“Run to the rescue with love and peace will follow …” – River Phoenix, as quoted by his little brother Joaquin last night at the Oscars
I found Joaquin Phoenix’s speech after he won his Oscar for Best Actor for Joker moving and even at times profound, and profoundly sweet. I had had a conversation earlier in the evening about the planet as a living entity that is a part of a shared spiritual practice I have in common with a friend, a commonality that is in many ways the basis of our friendship. I responded to that in his speech: the commonality he was calling for us to find within ourselves. It would be so easy to be glib about his speech. But glibness was what he was asking us to put aside.
Joaquin’s brother River Phoenix would have turned 50 later this year. Here are a couple of photos of him from my time with him down in Key West where his brother and sister – Joaquin (then known as Leaf) and Summer – were making a movie called Russkies back in 1987. The whole family was down there with them and I flew down to do a story on the family for Andy Warhol’s Interview magazine where I was then Executive Editor.

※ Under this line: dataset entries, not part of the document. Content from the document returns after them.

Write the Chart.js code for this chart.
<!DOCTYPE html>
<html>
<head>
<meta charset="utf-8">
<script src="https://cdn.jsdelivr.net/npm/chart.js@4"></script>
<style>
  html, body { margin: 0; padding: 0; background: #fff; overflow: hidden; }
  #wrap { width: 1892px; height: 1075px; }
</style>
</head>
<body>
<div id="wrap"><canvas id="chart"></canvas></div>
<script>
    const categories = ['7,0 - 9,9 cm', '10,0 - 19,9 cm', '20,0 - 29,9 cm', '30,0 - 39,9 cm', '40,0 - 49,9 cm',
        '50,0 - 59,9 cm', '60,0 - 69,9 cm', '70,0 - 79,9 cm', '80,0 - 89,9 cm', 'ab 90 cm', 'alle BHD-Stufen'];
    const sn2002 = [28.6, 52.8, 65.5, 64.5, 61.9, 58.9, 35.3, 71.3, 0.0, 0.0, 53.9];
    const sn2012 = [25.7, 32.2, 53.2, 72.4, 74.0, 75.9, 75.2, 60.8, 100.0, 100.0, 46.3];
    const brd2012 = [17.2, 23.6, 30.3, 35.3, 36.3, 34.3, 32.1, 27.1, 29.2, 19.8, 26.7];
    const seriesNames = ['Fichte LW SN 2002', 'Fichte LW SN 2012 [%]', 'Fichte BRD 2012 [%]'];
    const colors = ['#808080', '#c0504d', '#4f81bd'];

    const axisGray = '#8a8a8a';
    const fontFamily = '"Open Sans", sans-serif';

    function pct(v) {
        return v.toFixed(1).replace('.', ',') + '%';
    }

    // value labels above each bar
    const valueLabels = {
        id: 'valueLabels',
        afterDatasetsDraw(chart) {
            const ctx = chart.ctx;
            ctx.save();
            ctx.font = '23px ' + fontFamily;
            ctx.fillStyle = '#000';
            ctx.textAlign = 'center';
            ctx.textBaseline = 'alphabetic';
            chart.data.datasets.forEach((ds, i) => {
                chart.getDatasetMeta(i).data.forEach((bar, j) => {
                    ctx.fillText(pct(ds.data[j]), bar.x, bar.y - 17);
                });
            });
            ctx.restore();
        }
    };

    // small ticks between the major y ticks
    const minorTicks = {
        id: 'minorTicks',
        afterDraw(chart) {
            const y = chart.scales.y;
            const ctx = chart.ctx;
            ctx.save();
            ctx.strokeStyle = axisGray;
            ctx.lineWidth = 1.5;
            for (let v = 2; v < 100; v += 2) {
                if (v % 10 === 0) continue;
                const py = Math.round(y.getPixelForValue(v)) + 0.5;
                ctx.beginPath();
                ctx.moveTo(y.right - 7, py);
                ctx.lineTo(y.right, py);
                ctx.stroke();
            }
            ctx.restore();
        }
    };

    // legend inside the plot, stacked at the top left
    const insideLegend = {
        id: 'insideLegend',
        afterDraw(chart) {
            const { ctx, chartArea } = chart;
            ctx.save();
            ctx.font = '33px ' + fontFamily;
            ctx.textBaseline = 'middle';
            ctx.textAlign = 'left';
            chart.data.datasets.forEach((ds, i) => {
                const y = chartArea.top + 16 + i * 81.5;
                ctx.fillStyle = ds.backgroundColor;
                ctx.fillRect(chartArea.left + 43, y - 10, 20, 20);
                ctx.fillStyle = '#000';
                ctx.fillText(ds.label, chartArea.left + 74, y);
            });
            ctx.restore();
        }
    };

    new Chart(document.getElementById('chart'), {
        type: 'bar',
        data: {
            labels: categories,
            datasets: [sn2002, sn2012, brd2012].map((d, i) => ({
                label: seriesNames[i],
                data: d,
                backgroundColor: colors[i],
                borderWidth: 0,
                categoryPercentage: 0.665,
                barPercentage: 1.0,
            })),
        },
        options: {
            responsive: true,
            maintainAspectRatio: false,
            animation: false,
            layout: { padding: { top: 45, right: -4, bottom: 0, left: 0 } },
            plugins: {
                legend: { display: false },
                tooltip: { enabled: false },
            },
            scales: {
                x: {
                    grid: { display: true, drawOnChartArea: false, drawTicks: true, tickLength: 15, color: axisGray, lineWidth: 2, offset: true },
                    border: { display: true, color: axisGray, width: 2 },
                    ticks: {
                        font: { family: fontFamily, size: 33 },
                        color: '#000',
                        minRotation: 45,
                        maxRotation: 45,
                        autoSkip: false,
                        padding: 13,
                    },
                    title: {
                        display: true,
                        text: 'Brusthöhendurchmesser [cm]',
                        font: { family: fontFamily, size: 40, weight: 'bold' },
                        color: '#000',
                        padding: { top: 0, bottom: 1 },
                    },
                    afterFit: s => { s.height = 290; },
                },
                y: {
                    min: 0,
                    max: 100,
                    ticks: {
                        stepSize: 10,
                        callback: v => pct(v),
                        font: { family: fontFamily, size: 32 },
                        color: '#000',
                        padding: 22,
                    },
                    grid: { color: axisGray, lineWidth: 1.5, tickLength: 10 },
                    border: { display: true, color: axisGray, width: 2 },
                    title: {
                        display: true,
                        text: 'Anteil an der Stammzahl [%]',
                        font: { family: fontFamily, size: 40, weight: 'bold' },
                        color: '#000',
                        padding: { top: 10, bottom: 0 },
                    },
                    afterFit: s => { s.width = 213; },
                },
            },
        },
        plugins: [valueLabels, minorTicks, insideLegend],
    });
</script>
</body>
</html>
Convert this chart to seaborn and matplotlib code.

River and I bonded a bit over the several days I was down there. Here he is with his father after we had traded t-shirts. He loved this one I had recently brought back with me from Paris so I gave him the shirt off my back and he gave me the one off his. In the other photo, he is holding my old beat-up Paul Stuart fedora after he had admired it. Lovely memories of a lovely young man gone too soon.
I had a great time hanging out with the family – especially his mother. Carole King played Joaquin’s mother in the film – I think I’m getting her role correct – and she kept attempting to horn in on the interview with the family and really got on my nerves, bless her heart. I found her rather needy but then realized she was not in her element and felt out-of-place on a movie set and probably was needy. I should have been more empathetic as I look back on it all now. The Phoenix’s mother seemed to wish she had a bit more empathy for her, too, if I remember that correctly as well.
Another photo I had for years from that visit to the Phoenix family down there was a beautiful portrait of all the Phoenix siblings standing on a beach as if they were walking on water at low tide. When I was doing a cover story years later for Vanity Fair on Liv Tyler, who was dating Joaquin then, I gave it to her to give to him after I had told him about it on a phone call we had had about Liv. He later called to thank me for the photo. He was so sweet in my interactions with him, even breaking down in tears when expressing his gratitude for that photo I gave him.
It was a kind of enchanted time for that family, I think, when they were all together in paradise before it disappeared into a horizon that will forever hover over the haze of River. I am grateful that I – a stranger, an interloper, an addict who understands what it is like to lose enchantment and find the firmer ground of recovery that replaces it – was able to share that more innocent time with them all. Each time I see Joaquin, I think of of that time before his beloved brother became a haze in his life, that lovely time when he was Leaf, when horizons held not darkness but the hope of more light yet to come.